# Backs On Watches



## jkamend (Aug 20, 2005)

Was just wonderng if anyone had any pictures of what is on the back of the watches. Do they say anything or are they just blank?

thanks

jka


----------



## mach 0.0013137 (Jan 10, 2005)

jkamend said:


> Was just wonderng if anyone had any pictures of what is on the back of the watches. Do they say anything or are they just blank?
> 
> thanks
> 
> ...


Check out `Case Backs` in the `Photo Gallery` & click `With Thumb Nails`









Oops, sorry I`ve just checked there is any O & W`s


----------



## mach 0.0013137 (Jan 10, 2005)

mach 0.0013137 said:


> jkamend said:
> 
> 
> > Was just wonderng if anyone had any pictures of what is on the back of the watches.
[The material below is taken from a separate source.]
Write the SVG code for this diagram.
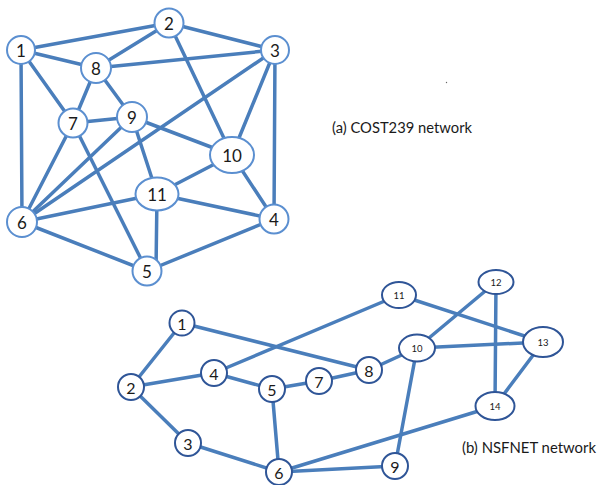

Do they say anything or are they just blank?
> ...


That should of course say _"there *isn`t* any O & W`s"_


----------



## ESL (Jan 27, 2004)

This was the back of my M4: should be the same caseback on all M series.


----------



## DavidH (Feb 24, 2003)

I know your PIN number, George


----------



## ESL (Jan 27, 2004)

Sorry David - being a bit thick here. What are you on about?


----------



## Silver Hawk (Dec 2, 2003)

PIN = 3241 ?


----------